> _Data section_

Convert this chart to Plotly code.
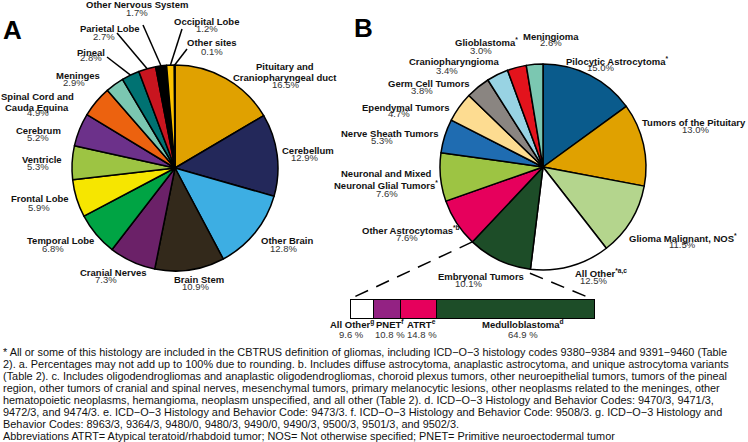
import math
import plotly.graph_objects as go

W, H = 748, 442

# ---------------- data ----------------
labels_A = ["Pituitary and<br>Craniopharyngeal duct", "Cerebellum", "Other Brain", "Brain Stem",
            "Cranial Nerves", "Temporal Lobe", "Frontal Lobe", "Ventricle", "Cerebrum",
            "Spinal Cord and<br>Cauda Equina", "Meninges", "Pineal", "Parietal Lobe",
            "Other Nervous System", "Occipital Lobe", "Other sites"]
values_A = [16.5, 12.9, 12.8, 10.9, 7.3, 6.8, 5.9, 5.3, 5.2, 4.9, 2.9, 2.8, 2.7, 1.7, 1.2, 0.1]

labels_B = ["Pilocytic Astrocytoma<sup>*</sup>", "Tumors of the Pituitary", "Glioma Malignant, NOS<sup>*</sup>",
            "All Other<sup>*a,c</sup>", "Embryonal Tumors", "Other Astrocytomas<sup>*b</sup>",
            "Neuronal and Mixed<br>Neuronal Glial Tumors<sup>*</sup>", "Nerve Sheath Tumors",
            "Ependymal Tumors", "Germ Cell Tumors", "Craniopharyngioma", "Glioblastoma<sup>*</sup>",
            "Meningioma"]
values_B = [15.0, 13.0, 11.5, 12.5, 10.1, 7.6, 7.6, 5.3, 4.7, 3.8, 3.4, 3.0, 2.6]

labels_E = ["All Other<sup>g</sup>", "PNET<sup>f</sup>", "ATRT<sup>e</sup>", "Medulloblastoma<sup>d</sup>"]
values_E = [9.6, 10.8, 14.8, 64.9]

footnote_lines = [
    "* All or some of this histology are included in the CBTRUS definition of gliomas, including ICD\u2212O\u22123 histology codes 9380\u22129384 and 9391\u22129460 (Table",
    "2). a. Percentages may not add up to 100% due to rounding. b. Includes diffuse astrocytoma, anaplastic astrocytoma, and unique astrocytoma variants",
    "(Table 2). c. Includes oligodendrogliomas and anaplastic oligodendrogliomas, choroid plexus tumors, other neuroepithelial tumors, tumors of the pineal",
    "region, other tumors of cranial and spinal nerves, mesenchymal tumors, primary melanocytic lesions, other neoplasms related to the meninges, other",
    "hematopoietic neoplasms, hemangioma, neoplasm unspecified, and all other (Table 2). d. ICD\u2212O\u22123 Histology and Behavior Codes: 9470/3, 9471/3,",
    "9472/3, and 9474/3. e. ICD\u2212O\u22123 Histology and Behavior Code: 9473/3. f. ICD\u2212O\u22123 Histology and Behavior Code: 9508/3. g. ICD\u2212O\u22123 Histology and",
    "Behavior Codes: 8963/3, 9364/3, 9480/0, 9480/3, 9490/0, 9490/3, 9500/3, 9501/3, and 9502/3.",
    "Abbreviations ATRT= Atypical teratoid/rhabdoid tumor; NOS= Not otherwise specified; PNET= Primitive neuroectodermal tumor",
]

# ---------------- styles / layout ----------------
colors_A = ["#e0a100", "#23285a", "#3daee3", "#33291b", "#6b2168", "#00a444", "#f6e600", "#9dc443",
            "#6c318a", "#ec620f", "#7bc7b1", "#007272", "#c9151f", "#000000", "#fdc300", "#ffffff"]
colors_B = ["#0a5b8c", "#e0a100", "#b4d58d", "#ffffff", "#1d4d28", "#e6005c", "#9dc443", "#1f6cb1",
            "#fddc91", "#8a8581", "#98d3e3", "#e3131c", "#7bc7b1"]
colors_E = ["#ffffff", "#932283", "#e6005c", "#1d4d28"]

FONT = "Liberation Sans, Arial, sans-serif"
NAME_SIZE = 9.5
PCT_SIZE = 9.5
LINE_GAP = 11.3
FOOT_SIZE = 10.9

# pie geometry in pixels (center x, center y, radius)
PIE_A = (175, 168, 103)
PIE_B = (543, 167, 103)

# label placement in pixels: name x, first-line y, pct x, pct y, leader start (optional)
place_A = [
    (285, 66, 285, 85, None), (308, 150, 304, 157, None), (287, 241, 283, 248, None),
    (199, 279, 195, 286, None), (113, 272, 106, 279, None), (60, 241, 53, 248, None),
    (40, 199, 39, 207, None), (42, 159, 38, 166, None), (38, 130, 38, 137, None),
    (37, 96, 38, 113, None), (78, 75, 74, 82, None), (91, 52, 91, 58, (107, 57)),
    (110, 29, 104, 36, (117, 33)), (137, 5, 137, 12, (143, 25)),
    (206, 21, 207, 28, (182, 29)), (212, 43, 212, 51, (187, 49)),
]
place_B = [
    (617, 61, 600, 67), (694, 122, 695, 129), (683, 238, 682, 244), (601, 273, 593, 280),
    (481, 276, 469, 283), (411, 230, 407, 237), (386, 174, 387, 193), (390, 133, 382, 140),
    (406, 107, 399, 114), (429, 83, 422, 91), (454, 62, 447, 70), (486, 42, 481, 50),
    (551, 36, 551, 43),
]

BAR_X = (351, 595)   # pixel extent of the expanded bar
BAR_Y = (300, 319)
PAD = 3              # pixel padding around the bar inside its axes (so outlines are not clipped)


def px(x):
    return x / W


def py(y):
    return 1 - y / H


def edge_point(pie, frac, k=1.0):
    cx, cy, r = pie
    a = 2 * math.pi * frac
    return cx + k * r * math.sin(a), cy - k * r * math.cos(a)


def pie_domain(pie):
    cx, cy, r = pie
    return dict(x=[px(cx - r), px(cx + r)], y=[py(cy + r), py(cy - r)])


fig = go.Figure()
for labels, values, colors, pie in [(labels_A, values_A, colors_A, PIE_A), (labels_B, values_B, colors_B, PIE_B)]:
    fig.add_trace(go.Pie(
        labels=[l.replace("<br>", " ") for l in labels], values=values, sort=False,
        direction="clockwise", rotation=0, textinfo="none", showlegend=False,
        marker=dict(colors=colors, line=dict(color="black", width=1.5)),
        domain=pie_domain(pie), hoverinfo="label+value",
    ))

# expanded embryonal bar (stacked)
for lab, val, col in zip(labels_E, values_E, colors_E):
    fig.add_trace(go.Bar(
        x=[val], y=[0], orientation="h", width=1,
        marker=dict(color=col, line=dict(color="black", width=1.5)),
        showlegend=False, hoverinfo="x", xaxis="x", yaxis="y",
    ))
total_E = sum(values_E)
ux = total_E / (BAR_X[1] - BAR_X[0])
uy = 1.0 / (BAR_Y[1] - BAR_Y[0])

annotations = []
shapes = []


def add_label(name, pct, nx, ny, pxx, pyy):
    for i, line in enumerate(name.split("<br>")):
        annotations.append(dict(
            x=px(nx), y=py(ny + i * LINE_GAP), xref="paper", yref="paper", text="<b>%s</b>" % line,
            showarrow=False, xanchor="center", yanchor="middle",
            font=dict(family=FONT, size=NAME_SIZE, color="#111111")))
    annotations.append(dict(
        x=px(pxx), y=py(pyy), xref="paper", yref="paper", text=pct, showarrow=False,
        xanchor="center", yanchor="middle", font=dict(family=FONT, size=PCT_SIZE, color="#333333")))


cum = 0
for lab, val, p in zip(labels_A, values_A, place_A):
    nx, ny, pxx, pyy, lead = p
    add_label(lab, "%.1f%%" % val, nx, ny, pxx, pyy)
    mid = (cum + val / 2) / sum(values_A)
    if lead is not None:
        ex, ey = edge_point(PIE_A, mid)
        shapes.append(dict(type="line", xref="paper", yref="paper", x0=px(lead[0]), y0=py(lead[1]),
                           x1=px(ex), y1=py(ey), line=dict(color="black", width=1.5)))
    cum += val

for lab, val, p in zip(labels_B, values_B, place_B):
    add_label(lab, "%.1f%%" % val, *p)

# dashed connectors from the embryonal slice to the bar
tot_B = sum(values_B)
i_emb = 4
start_frac = sum(values_B[:i_emb]) / tot_B
end_frac = sum(values_B[:i_emb + 1]) / tot_B
lx0, ly0 = edge_point(PIE_B, end_frac)
lx1, ly1 = BAR_X[0] + 1, BAR_Y[0] - 2
rx0, ry0 = edge_point(PIE_B, start_frac, 1.04)
rxc, ryc = BAR_X[1], BAR_Y[0]
rx1, ry1 = rx0 + 0.86 * (rxc - rx0), ry0 + 0.86 * (ryc - ry0)
for (a, b, c, d) in [(lx0, ly0, lx1, ly1), (rx0, ry0, rx1, ry1)]:
    shapes.append(dict(type="line", xref="paper", yref="paper", x0=px(a), y0=py(b), x1=px(c), y1=py(d),
                       line=dict(color="black", width=1.5, dash="14px,9px")))

# bar labels
cum = 0
shifts = [-11, 2, 3, 7]
for lab, val, sh in zip(labels_E, values_E, shifts):
    xc = cum + val / 2
    annotations.append(dict(x=xc, y=py(324), xref="x", yref="paper", text="<b>%s</b>" % lab,
                            showarrow=False, xanchor="center", yanchor="middle", xshift=sh,
                            font=dict(family=FONT, size=NAME_SIZE, color="#111111")))
    annotations.append(dict(x=xc, y=py(334), xref="x", yref="paper", text="%.1f %%" % val,
                            showarrow=False, xanchor="center", yanchor="middle", xshift=sh,
                            font=dict(family=FONT, size=PCT_SIZE, color="#333333")))
    cum += val

# panel letters
for letter, x, y in [("A", 1, 30), ("B", 352, 28)]:
    annotations.append(dict(x=px(x), y=py(y), xref="paper", yref="paper", text="<b>%s</b>" % letter,
                            showarrow=False, xanchor="left", yanchor="middle",
                            font=dict(family=FONT, size=26, color="black")))

# footnote
for i, line in enumerate(footnote_lines):
    annotations.append(dict(x=px(1), y=py(352 + i * 12.0), xref="paper", yref="paper", text=line,
                            showarrow=False, xanchor="left", yanchor="middle",
                            font=dict(family=FONT, size=FOOT_SIZE, color="#111111")))

fig.update_layout(
    width=W, height=H, margin=dict(l=0, r=0, t=0, b=0),
    paper_bgcolor="white", plot_bgcolor="rgba(0,0,0,0)",
    barmode="stack", bargap=0,
    xaxis=dict(domain=[px(BAR_X[0] - PAD), px(BAR_X[1] + PAD)], range=[-PAD * ux, total_E + PAD * ux],
               visible=False, fixedrange=True),
    yaxis=dict(domain=[py(BAR_Y[1] + PAD), py(BAR_Y[0] - PAD)], range=[-0.5 - PAD * uy, 0.5 + PAD * uy],
               visible=False, fixedrange=True),
    annotations=annotations, shapes=shapes,
)

fig.write_html("out.html", config={"displayModeBar": False},
               post_script="document.body.style.margin='0';document.body.style.padding='0';")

> _What is being asked_
Write out each line of the listing above, exactly, from its first line to the line holding "values_E = [9.6, 10.8, 14.8, 64.9]", inclusive. Skip the pictures.

> _Answer for this exercise_
Convert this chart to Plotly code.
import math
import plotly.graph_objects as go

W, H = 748, 442

# ---------------- data ----------------
labels_A = ["Pituitary and<br>Craniopharyngeal duct", "Cerebellum", "Other Brain", "Brain Stem",
            "Cranial Nerves", "Temporal Lobe", "Frontal Lobe", "Ventricle", "Cerebrum",
            "Spinal Cord and<br>Cauda Equina", "Meninges", "Pineal", "Parietal Lobe",
            "Other Nervous System", "Occipital Lobe", "Other sites"]
values_A = [16.5, 12.9, 12.8, 10.9, 7.3, 6.8, 5.9, 5.3, 5.2, 4.9, 2.9, 2.8, 2.7, 1.7, 1.2, 0.1]

labels_B = ["Pilocytic Astrocytoma<sup>*</sup>", "Tumors of the Pituitary", "Glioma Malignant, NOS<sup>*</sup>",
            "All Other<sup>*a,c</sup>", "Embryonal Tumors", "Other Astrocytomas<sup>*b</sup>",
            "Neuronal and Mixed<br>Neuronal Glial Tumors<sup>*</sup>", "Nerve Sheath Tumors",
            "Ependymal Tumors", "Germ Cell Tumors", "Craniopharyngioma", "Glioblastoma<sup>*</sup>",
            "Meningioma"]
values_B = [15.0, 13.0, 11.5, 12.5, 10.1, 7.6, 7.6, 5.3, 4.7, 3.8, 3.4, 3.0, 2.6]

labels_E = ["All Other<sup>g</sup>", "PNET<sup>f</sup>", "ATRT<sup>e</sup>", "Medulloblastoma<sup>d</sup>"]
values_E = [9.6, 10.8, 14.8, 64.9]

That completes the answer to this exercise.